Let me state up front these examples do not reflect statements from one who is perfect, without sin, or from one who doesn’t happen to slip up every now and then. Always remember it’s never about where you began it’s always about how you finish. Here are a couple of examples; people rarely cuss in my presence and when they do they invariably say, “I’m sorry” or “excuse me”. Now cussing is within their character they just internally realized that they shouldn’t say things of that nature in my presence. This doesn’t make me special or mean that people are not comfortable in my presence, it simply means because of how I consistently carry myself, their spirit simply says, “not her”. Another case in point, people only send me certain texts, if they’re raunchy, over suggestive, and downright offensive, I tend not to get those, although I do know those who get them on a regular basis.

 My friends don’t have conversations with me glamourizing sex they have had outside of marriage. They may discuss their struggles in that area but we don’t celebrate anything that goes against the word of God. Once again not because I am perfect or judgmental they simply respect the character within.

Scripture says let your light shine before all mankind that they may see your good works and glorify your Father who is in heaven. Scripture also says we are the salt of the earth. What does salt do? It gives flavor and it preserves. Scripture further clarifies in Proverbs 13:20 “he who walks with wise men will be wise, but the companion of fools will suffer harm.” Or again Proverbs 14:7 appears to tie the ability to discern words of knowledge with the men you hang with. If you hang with fools, you will not discern the words of wisdom. You’ll believe anything, no matter how stupid.

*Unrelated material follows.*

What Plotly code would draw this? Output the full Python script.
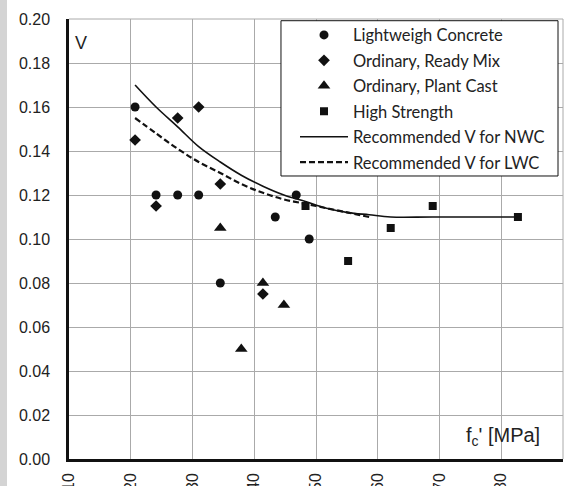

So once again, the focus is on who are you hanging with, and, are they a sweet savor to the nostrils of God or are they a fowl stench?
 
Answer the following questions:
1. If trying to grow in your Christian walk who are you spending time with? Is their counsel laced with scripture or worldly principles?
 
2. If trying to strengthen your marriage who are you spending time with? Someone whose counsel biblically strengthens and encourages you or one who is an embarrassment to their spouse?
 
3. If trying to grow professionally who are you using as an example? One who is praise worthy from above or one who is giving you counsel that leaves a sour taste in God’s mouth?
 
4. If trying to raise your children whose advice are you seeking? Is your counsel coming from one who expects their children to do as they say and not as they do? Or is their counsel an example of one who stays at the feet of God in order to receive sound instruction?
 
You get the point. So as I began if you lay down with dogs you will get up with fleas and ask any dog that’s a horrible existence.